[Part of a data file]
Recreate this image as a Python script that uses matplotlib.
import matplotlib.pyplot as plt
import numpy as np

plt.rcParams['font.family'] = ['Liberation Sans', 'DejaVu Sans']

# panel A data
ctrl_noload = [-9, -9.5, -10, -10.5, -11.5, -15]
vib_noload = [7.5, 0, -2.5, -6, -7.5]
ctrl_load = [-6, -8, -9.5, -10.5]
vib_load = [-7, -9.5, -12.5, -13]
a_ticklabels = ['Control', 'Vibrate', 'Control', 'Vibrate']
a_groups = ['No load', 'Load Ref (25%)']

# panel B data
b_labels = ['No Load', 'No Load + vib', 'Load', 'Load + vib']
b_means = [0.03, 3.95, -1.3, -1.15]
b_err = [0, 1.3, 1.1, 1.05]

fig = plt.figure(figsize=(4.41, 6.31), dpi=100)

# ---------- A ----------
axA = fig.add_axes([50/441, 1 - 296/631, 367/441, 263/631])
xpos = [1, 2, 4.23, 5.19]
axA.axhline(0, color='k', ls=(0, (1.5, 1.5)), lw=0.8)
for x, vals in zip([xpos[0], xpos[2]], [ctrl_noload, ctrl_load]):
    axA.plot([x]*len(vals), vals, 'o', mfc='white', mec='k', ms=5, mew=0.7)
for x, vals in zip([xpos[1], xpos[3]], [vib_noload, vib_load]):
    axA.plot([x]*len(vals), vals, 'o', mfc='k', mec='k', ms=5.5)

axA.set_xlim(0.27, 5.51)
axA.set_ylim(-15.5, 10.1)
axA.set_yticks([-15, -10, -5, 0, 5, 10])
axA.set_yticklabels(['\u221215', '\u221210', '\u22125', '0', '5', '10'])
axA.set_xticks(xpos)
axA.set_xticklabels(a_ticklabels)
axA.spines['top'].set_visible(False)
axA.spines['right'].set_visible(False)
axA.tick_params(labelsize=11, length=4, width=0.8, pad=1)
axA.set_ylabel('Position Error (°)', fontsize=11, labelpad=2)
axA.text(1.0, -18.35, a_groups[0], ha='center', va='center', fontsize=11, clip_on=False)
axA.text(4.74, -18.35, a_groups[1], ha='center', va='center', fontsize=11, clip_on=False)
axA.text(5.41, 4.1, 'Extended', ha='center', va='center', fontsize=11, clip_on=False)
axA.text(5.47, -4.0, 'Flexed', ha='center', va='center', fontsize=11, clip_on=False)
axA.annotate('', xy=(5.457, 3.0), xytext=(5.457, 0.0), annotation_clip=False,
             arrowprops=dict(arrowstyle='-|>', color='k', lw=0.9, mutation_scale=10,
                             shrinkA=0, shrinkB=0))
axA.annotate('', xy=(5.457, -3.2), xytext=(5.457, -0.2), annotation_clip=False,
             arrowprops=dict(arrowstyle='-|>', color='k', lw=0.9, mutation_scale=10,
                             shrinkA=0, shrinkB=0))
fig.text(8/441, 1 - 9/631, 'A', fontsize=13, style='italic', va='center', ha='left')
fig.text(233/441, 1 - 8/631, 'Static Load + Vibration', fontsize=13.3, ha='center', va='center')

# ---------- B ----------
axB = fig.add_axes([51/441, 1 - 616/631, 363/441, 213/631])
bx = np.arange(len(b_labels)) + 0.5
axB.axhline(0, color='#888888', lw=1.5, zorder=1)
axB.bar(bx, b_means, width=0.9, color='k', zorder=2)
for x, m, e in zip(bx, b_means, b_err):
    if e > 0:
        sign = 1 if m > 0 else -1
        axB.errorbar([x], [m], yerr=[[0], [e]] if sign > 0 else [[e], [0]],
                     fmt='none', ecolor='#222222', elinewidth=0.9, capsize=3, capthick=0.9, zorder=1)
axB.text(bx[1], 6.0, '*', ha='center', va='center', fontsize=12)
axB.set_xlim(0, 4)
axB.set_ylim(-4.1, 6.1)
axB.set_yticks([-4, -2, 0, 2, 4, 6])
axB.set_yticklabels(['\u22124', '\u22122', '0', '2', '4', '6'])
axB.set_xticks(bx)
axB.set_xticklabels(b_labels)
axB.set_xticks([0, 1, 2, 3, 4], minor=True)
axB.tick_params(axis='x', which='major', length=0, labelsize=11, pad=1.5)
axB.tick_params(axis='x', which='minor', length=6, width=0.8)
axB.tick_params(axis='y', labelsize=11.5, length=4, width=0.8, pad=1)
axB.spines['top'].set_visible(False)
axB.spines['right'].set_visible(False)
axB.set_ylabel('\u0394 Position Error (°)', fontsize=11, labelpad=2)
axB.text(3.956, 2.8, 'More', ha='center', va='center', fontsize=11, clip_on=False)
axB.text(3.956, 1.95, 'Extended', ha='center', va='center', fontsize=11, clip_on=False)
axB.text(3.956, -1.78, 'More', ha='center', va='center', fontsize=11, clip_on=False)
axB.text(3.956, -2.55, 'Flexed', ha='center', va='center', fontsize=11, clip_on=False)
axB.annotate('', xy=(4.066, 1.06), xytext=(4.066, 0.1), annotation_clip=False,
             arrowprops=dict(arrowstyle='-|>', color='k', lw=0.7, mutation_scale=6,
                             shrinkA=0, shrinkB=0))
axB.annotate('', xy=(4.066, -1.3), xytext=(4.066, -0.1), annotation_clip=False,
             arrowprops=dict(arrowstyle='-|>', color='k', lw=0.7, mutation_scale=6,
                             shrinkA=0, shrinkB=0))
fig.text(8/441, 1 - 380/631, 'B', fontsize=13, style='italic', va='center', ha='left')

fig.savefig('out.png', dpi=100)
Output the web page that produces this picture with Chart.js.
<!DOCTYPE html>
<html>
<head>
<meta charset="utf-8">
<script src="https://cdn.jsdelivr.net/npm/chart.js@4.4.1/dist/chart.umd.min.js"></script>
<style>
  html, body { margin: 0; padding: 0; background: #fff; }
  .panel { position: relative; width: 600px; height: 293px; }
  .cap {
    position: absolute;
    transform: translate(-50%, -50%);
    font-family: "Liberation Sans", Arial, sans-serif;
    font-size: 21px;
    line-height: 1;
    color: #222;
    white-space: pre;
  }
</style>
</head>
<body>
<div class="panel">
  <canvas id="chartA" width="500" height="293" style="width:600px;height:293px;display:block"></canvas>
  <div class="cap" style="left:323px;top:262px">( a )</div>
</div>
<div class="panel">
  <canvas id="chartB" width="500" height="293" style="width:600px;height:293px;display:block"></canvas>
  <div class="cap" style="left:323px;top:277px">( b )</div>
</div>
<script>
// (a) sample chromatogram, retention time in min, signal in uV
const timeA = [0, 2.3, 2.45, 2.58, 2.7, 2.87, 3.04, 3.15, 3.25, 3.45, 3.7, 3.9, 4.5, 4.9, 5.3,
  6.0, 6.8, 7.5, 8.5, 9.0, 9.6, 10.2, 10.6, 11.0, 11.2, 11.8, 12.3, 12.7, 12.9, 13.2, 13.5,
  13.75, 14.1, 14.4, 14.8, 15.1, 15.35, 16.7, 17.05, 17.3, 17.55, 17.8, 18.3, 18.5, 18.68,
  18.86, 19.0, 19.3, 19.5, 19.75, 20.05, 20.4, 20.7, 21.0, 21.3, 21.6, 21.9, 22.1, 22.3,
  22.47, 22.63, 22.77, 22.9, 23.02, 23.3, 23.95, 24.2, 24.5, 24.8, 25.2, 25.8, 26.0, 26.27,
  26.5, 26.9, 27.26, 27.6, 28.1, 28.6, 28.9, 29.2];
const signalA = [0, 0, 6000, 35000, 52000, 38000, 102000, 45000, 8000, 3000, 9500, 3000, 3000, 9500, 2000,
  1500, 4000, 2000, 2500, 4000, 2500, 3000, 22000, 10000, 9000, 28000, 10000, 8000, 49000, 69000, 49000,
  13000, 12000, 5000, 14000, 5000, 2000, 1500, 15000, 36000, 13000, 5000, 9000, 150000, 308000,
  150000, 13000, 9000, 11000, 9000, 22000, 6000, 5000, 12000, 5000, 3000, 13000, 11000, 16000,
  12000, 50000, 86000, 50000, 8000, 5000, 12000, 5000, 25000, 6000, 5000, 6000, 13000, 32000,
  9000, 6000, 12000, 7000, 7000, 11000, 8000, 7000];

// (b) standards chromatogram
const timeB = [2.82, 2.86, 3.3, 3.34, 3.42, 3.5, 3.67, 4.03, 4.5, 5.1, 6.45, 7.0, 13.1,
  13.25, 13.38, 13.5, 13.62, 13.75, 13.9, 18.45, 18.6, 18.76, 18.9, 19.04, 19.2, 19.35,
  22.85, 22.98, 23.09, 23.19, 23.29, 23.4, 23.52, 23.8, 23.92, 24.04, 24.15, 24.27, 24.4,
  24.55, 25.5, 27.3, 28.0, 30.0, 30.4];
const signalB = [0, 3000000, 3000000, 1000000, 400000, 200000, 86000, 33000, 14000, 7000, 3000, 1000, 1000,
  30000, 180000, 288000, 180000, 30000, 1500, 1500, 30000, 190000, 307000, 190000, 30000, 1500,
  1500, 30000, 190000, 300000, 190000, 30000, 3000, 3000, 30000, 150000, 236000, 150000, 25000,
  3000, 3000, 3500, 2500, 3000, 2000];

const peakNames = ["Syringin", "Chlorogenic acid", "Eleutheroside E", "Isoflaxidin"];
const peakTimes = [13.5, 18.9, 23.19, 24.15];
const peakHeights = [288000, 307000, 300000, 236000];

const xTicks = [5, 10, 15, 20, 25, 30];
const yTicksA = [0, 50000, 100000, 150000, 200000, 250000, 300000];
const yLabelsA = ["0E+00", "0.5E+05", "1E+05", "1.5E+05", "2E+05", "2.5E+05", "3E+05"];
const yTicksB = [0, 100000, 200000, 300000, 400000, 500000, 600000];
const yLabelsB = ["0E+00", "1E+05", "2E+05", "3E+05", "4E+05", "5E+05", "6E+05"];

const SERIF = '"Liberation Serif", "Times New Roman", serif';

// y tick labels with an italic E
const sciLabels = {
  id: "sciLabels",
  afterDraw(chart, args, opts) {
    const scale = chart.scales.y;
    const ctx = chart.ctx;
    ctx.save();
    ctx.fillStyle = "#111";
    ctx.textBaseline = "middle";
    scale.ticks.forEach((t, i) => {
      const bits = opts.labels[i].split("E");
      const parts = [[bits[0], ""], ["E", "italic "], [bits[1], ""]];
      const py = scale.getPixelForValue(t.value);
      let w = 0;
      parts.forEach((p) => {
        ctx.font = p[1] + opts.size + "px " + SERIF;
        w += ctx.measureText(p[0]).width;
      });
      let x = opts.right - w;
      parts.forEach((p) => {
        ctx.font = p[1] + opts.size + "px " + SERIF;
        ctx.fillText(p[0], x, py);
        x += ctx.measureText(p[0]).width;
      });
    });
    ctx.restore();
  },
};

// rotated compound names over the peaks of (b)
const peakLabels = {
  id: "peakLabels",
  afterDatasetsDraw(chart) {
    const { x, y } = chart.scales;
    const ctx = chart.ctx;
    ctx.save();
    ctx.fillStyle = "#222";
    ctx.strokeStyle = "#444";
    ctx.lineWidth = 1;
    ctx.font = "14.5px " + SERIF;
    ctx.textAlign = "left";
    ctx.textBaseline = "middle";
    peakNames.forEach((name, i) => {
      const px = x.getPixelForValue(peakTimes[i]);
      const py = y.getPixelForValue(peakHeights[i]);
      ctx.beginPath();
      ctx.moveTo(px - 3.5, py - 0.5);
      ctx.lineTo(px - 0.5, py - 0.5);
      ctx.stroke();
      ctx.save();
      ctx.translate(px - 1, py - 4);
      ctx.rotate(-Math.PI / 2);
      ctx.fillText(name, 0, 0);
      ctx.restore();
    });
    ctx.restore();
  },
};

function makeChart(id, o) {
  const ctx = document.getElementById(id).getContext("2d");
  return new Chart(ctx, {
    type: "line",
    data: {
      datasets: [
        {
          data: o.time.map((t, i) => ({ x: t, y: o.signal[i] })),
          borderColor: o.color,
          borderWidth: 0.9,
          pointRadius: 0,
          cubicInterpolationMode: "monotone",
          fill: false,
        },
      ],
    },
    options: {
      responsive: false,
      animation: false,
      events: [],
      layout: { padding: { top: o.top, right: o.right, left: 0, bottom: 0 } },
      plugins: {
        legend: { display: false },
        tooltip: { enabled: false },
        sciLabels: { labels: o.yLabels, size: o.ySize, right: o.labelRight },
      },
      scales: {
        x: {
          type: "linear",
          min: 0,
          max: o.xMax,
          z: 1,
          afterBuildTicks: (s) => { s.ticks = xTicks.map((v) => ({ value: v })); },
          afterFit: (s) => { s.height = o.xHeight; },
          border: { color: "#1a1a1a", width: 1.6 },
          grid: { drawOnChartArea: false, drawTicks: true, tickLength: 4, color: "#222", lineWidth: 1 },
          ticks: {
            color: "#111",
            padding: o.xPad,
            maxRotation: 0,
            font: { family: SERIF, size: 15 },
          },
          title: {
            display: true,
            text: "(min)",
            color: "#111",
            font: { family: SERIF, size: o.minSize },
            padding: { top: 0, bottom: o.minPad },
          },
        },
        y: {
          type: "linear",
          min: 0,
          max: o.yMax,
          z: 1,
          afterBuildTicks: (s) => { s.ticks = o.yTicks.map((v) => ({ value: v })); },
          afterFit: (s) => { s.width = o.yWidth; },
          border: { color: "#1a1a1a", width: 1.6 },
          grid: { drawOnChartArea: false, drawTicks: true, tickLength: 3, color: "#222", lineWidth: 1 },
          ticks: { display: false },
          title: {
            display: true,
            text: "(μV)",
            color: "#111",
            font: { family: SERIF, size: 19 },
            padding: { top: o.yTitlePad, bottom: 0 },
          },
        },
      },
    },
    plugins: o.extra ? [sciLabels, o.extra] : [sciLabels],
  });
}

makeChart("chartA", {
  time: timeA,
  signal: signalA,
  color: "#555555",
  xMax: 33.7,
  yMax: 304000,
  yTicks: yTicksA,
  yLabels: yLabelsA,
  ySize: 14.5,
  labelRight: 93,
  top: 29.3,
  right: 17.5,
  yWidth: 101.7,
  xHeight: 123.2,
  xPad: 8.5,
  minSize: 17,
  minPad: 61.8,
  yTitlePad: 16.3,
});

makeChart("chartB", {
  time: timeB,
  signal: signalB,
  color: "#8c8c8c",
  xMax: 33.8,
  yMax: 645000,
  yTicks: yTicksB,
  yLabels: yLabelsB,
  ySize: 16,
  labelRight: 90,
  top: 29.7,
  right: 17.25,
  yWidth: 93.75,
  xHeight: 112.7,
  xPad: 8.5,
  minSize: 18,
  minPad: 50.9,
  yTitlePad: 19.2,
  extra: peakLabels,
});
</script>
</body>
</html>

▶ **Written task**:
Your task is to quote the lines above, beginning with the first and ending with the one that holds "plt.rcParams['font.family'] = ['Liberation".

▶ **The result**:
Recreate this image as a Python script that uses matplotlib.
import matplotlib.pyplot as plt
import numpy as np

plt.rcParams['font.family'] = ['Liberation Sans', 'DejaVu Sans']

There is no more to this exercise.